4–6 May 2020
University of Pittsburgh
US/Eastern timezone

How well do we know neutrino-electron scattering? EFT approach for neutrino interactions

4 May 2020, 15:30
15m
Parallel Talk Neutrinos Neutrinos I

Speaker

Dr Oleksandr Tomalak (University of Kentucky)

Description

Neutrino-electron scattering provides a clean tool constraining the neutrino flux at accelerator-based neutrino facilities and requires precise theoretical predictions. We determine the effective theory of neutrino-electron and neutrino-quark scattering and provide the most precise up-to-date prediction for neutrino-electron scattering cross sections quantifying errors for the first time to be of order $0.2-0.4~\%$. Radiative corrections in the theory with electron and neutrinos can be determined from three effective couplings as an input.

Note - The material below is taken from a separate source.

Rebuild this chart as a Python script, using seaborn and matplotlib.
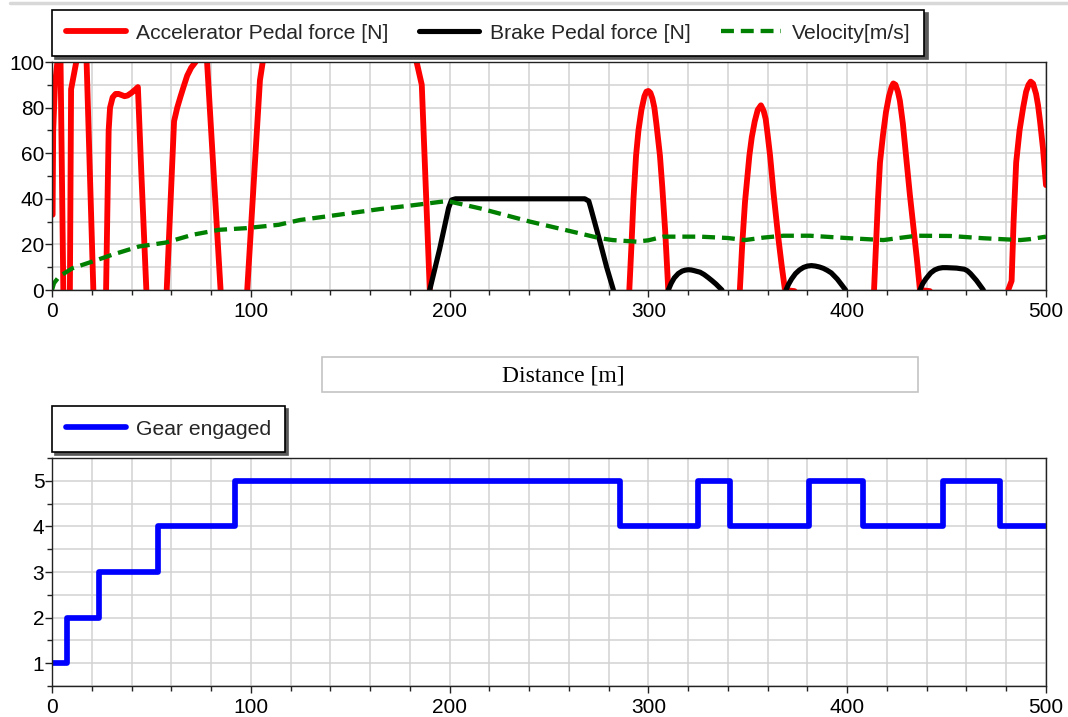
import matplotlib
matplotlib.use("Agg")
import matplotlib.pyplot as plt
import seaborn as sns
import pandas as pd
from matplotlib.patches import Rectangle
from matplotlib.lines import Line2D
from matplotlib.ticker import MultipleLocator

# ---- data ---------------------------------------------------------------
# accelerator pedal force [N] vs distance [m] (values outside 0..100 are clipped by the view)
accel_x = [0.3, 0.6, 1.5, 2.7, 3.5, 4.3, 5.7, 6.4, 8.3, 9.0, 9.6, 12.2, 13.0, 16.5, 17.4,
           20.8, 21.5, 26.5, 27.2, 28.5, 29.2, 30.5, 32.0, 33.5, 35.0, 36.5, 38.0, 40.0,
           42.0, 43.2, 45.0, 47.5, 48.2,
           57.0, 57.7, 61.4, 63.0, 64.7, 66.5, 68.0, 70.0, 72.2, 75.0, 77.0, 78.0, 84.8,
           85.5, 97.5, 98.2, 104.6, 106.0, 108.0, 181.0, 183.4, 186.0, 190.0, 190.7,
           289.7, 290.4, 291.5, 292.5, 293.8, 295.0, 296.5, 298.0, 299.0, 300.0, 301.0,
           302.0, 303.0, 304.0, 305.8, 307.0, 308.5, 310.0, 310.7,
           345.3, 346.0, 347.2, 348.6, 350.8, 352.0, 353.5, 355.0, 356.6, 358.0, 359.0,
           360.0, 361.2, 363.0, 365.2, 367.0, 368.7, 373.5, 375.0,
           412.8, 413.5, 414.5, 415.5, 416.5, 418.0, 419.5, 421.0, 422.3, 423.2, 424.3,
           425.5, 426.5, 428.0, 429.6, 431.5, 433.0, 435.0, 436.6, 441.6, 443.0,
           480.3, 481.0, 482.7, 483.7, 485.0, 486.7, 488.5, 490.0, 491.2, 492.3, 493.5,
           495.0, 496.0, 497.0, 498.5, 500.0]
accel_y = [33, 70, 90, 100, 110, 100, 0, -15, -15, 0, 88, 100, 108, 108, 100,
           0, -15, -15, 0, 70, 80, 84.5, 86, 86, 85.5, 85, 85.3, 86.5,
           88, 89, 50, 0, -15,
           -15, 0, 74, 80, 85, 90, 94, 97.5, 100, 108, 108, 100, 0,
           -15, -15, 0, 92, 100, 110, 110, 100, 90, 0, -15,
           -15, 0, 20, 40, 59, 70, 79, 85, 87, 87.3, 86.5,
           84, 80, 73, 59, 45, 25, 0, -15,
           -15, 0, 20, 38.7, 59, 67, 74, 79, 81, 78.5, 75,
           68, 59, 42, 24, 11, 0, -0.5, -15,
           -15, 0, 20, 40, 56, 68, 78, 85, 89, 90.6, 90,
           87, 83, 73, 59, 42, 30, 14, 0, -0.5, -15,
           -15, 0, 4, 30, 56, 70, 80, 87, 90, 91.4, 90.5,
           86, 81, 74, 62, 46]

# brake pedal force [N]
brake_x = [189.3, 190.0, 195.0, 199.5, 201.0, 203.0, 268.0, 270.0, 271.0, 273.5, 275.7,
           279.0, 282.4, 283.1, 309.3, 310.0, 311.5, 313.0, 315.0, 317.0, 318.5, 320.0,
           321.5, 323.0, 326.0, 328.0, 330.0, 332.0, 334.0, 337.0, 337.7,
           368.5, 369.2, 370.5, 372.0, 374.0, 376.0, 378.0, 380.0, 382.0, 384.0, 386.0,
           388.0, 390.0, 392.0, 395.0, 399.2, 399.9,
           435.9, 436.6, 438.0, 439.5, 442.0, 444.0, 446.0, 448.0, 450.0, 455.0, 459.0,
           460.5, 462.0, 465.0, 468.5, 469.2, 500.0]
brake_y = [-15, 0, 18, 36, 39.5, 40, 40, 39, 36, 28, 21,
           10, 0, -15, -15, 0, 3, 5.3, 7.2, 8.3, 8.7, 8.9,
           8.8, 8.5, 7.8, 6.8, 5.5, 4.1, 2.6, 0, -15,
           -15, 0, 2.5, 4.8, 7.2, 8.8, 9.9, 10.5, 10.7, 10.5, 10.1,
           9.5, 8.6, 7.5, 4.8, 0, -15,
           -15, 0, 2.8, 4.8, 7.5, 8.8, 9.5, 9.8, 9.8, 9.6, 9.1,
           8.4, 7.2, 4.2, 0, -15, -15]

# vehicle velocity [m/s]
vel_x = [0, 1, 3.7, 10.4, 20.4, 30.4, 43.8, 57.2, 70.6, 84, 97.3, 114, 124.7, 140, 155,
         165, 180, 198.5, 200, 215.3, 240.4, 265.6, 275.7, 282, 294, 300, 307.5, 316,
         326, 340, 348.6, 358, 367.9, 381.3, 401.4, 418.2, 426, 435, 451.7, 468.5, 487,
         492, 500]
vel_y = [0, 3, 6, 9.6, 12.5, 15.5, 19.1, 20.8, 24.2, 26.4, 27.1, 28.6, 30.7, 32.5, 34.3,
         35.5, 37, 39, 38.8, 35.8, 30, 24.8, 22.7, 21.9, 21.2, 21.8, 23.4, 23.4,
         23.4, 22.8, 21.9, 23, 23.8, 23.8, 22.7, 21.9, 22.8, 23.8, 23.7, 22.7, 21.9,
         22.3, 23.4]

# engaged gear (held until the next change point)
gear_x = [0, 7.4, 23.6, 53.2, 92.0, 285.7, 325.1, 341.0, 381.0, 408.0, 448.4, 476.9, 500.0]
gear_y = [1, 2, 3, 4, 5, 4, 5, 4, 5, 4, 5, 4, 4]

labels_top = ["Accelerator Pedal force [N]", "Brake Pedal force [N]", "Velocity[m/s]"]
label_gear = "Gear engaged"
x_label = "Distance [m]"

# ---- styling ------------------------------------------------------------
sns.set_theme(style="white")
plt.rcParams['font.family'] = ['Liberation Sans', 'DejaVu Sans']

W, H = 1068, 717
fig = plt.figure(figsize=(W / 100, H / 100), dpi=100)
fig.patch.set_facecolor("white")


def frac_box(l, t, r, b):
    return [l / W, 1 - b / H, (r - l) / W, (b - t) / H]


ax1 = fig.add_axes(frac_box(52, 62, 1046, 290))
ax2 = fig.add_axes(frac_box(52, 458, 1046, 686))

df_acc = pd.DataFrame({"x": accel_x, "y": accel_y})
df_brk = pd.DataFrame({"x": brake_x, "y": brake_y})
df_vel = pd.DataFrame({"x": vel_x, "y": vel_y})
df_gear = pd.DataFrame({"x": gear_x, "y": gear_y})

line_kw = dict(sort=False, estimator=None, legend=False)
sns.lineplot(data=df_acc, x="x", y="y", ax=ax1, color="#ff0000", linewidth=4.2,
             solid_joinstyle="round", **line_kw)
sns.lineplot(data=df_brk, x="x", y="y", ax=ax1, color="black", linewidth=3.7,
             solid_joinstyle="round", **line_kw)
sns.lineplot(data=df_vel, x="x", y="y", ax=ax1, color="#008000", linewidth=3.1,
             linestyle=(0, (3.0, 1.6)), **line_kw)
sns.lineplot(data=df_gear, x="x", y="y", ax=ax2, color="#0000ff", linewidth=4.1,
             drawstyle="steps-post", solid_joinstyle="round", **line_kw)

for ax in (ax1, ax2):
    ax.set_xlim(0, 500)
    ax.xaxis.set_major_locator(MultipleLocator(100))
    ax.xaxis.set_minor_locator(MultipleLocator(20))
    ax.grid(which="both", color="#d2d2d2", linewidth=1.1)
    ax.set_axisbelow(True)
    ax.set_xlabel("")
    ax.set_ylabel("")
    ax.tick_params(which="major", direction="out", length=5, width=1, color="#222222",
                   labelsize=15, labelcolor="black")
    ax.tick_params(which="minor", direction="out", length=3.5, width=1, color="#222222")
    ax.tick_params(axis="x", which="both", bottom=True)
    ax.tick_params(axis="x", which="major", pad=3.5)
    ax.tick_params(axis="y", which="both", left=True)
    ax.tick_params(axis="y", which="major", pad=0.5)
    for s in ax.spines.values():
        s.set_visible(True)
        s.set_color("#222222")
        s.set_linewidth(1.0)

ax1.set_ylim(0, 100)
ax1.yaxis.set_major_locator(MultipleLocator(20))
ax1.yaxis.set_minor_locator(MultipleLocator(10))

ax2.set_ylim(0.5, 5.5)
ax2.yaxis.set_major_locator(MultipleLocator(1))
ax2.yaxis.set_minor_locator(MultipleLocator(0.5))

# legends above each panel
leg_kw = dict(loc="upper left", frameon=True, fancybox=False,
              shadow={"color": "0.35", "alpha": 1.0, "ox": 2.5, "oy": -2.5},
              edgecolor="black", facecolor="white", framealpha=1.0, fontsize=15.2,
              handlelength=2.85, handletextpad=0.5, columnspacing=1.45,
              borderpad=0.64, borderaxespad=0)

h_top = ax1.get_lines()[:3]
leg1 = fig.legend(h_top, labels_top, ncol=3, bbox_to_anchor=(52 / W, 1 - 10 / H), **leg_kw)
leg1.get_frame().set_linewidth(1.2)

h_gear = ax2.get_lines()[:1]
leg2 = fig.legend(h_gear, [label_gear], ncol=1, bbox_to_anchor=(52 / W, 1 - 406 / H), **leg_kw)
leg2.get_frame().set_linewidth(1.2)

# shared distance caption in its own box between the panels
fig.add_artist(Rectangle((322 / W, 1 - 392 / H), 596 / W, 35 / H, transform=fig.transFigure,
                         facecolor="white", edgecolor="#c4c4c4", linewidth=1.2))
fig.text(563 / W, 1 - 376 / H, x_label, ha="center", va="center", fontsize=17,
         family=["Liberation Serif", "DejaVu Serif"], color="black")

# thin rule along the top of the figure
fig.add_artist(Line2D([10 / W, 1], [1 - 2.5 / H, 1 - 2.5 / H], transform=fig.transFigure,
                      color="#d8d8d8", linewidth=2.5))

fig.savefig("out.png", dpi=100, facecolor="white")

One is the Fermi constant which is known with sub-ppm accuracy. Another one has a small error of order $0.02~\%$. The uncertainty of the third one is limited by the knowledge of hadronic contributions to charge-isospin vector-vector correlation function. We also discuss tests of the Standard Model exploiting inputs at different scales and provide the most precise neutrino-electron and neutrino-quark couplings. The latter can be useful for evaluating the Standard Model processes and constraining new physics scenarios.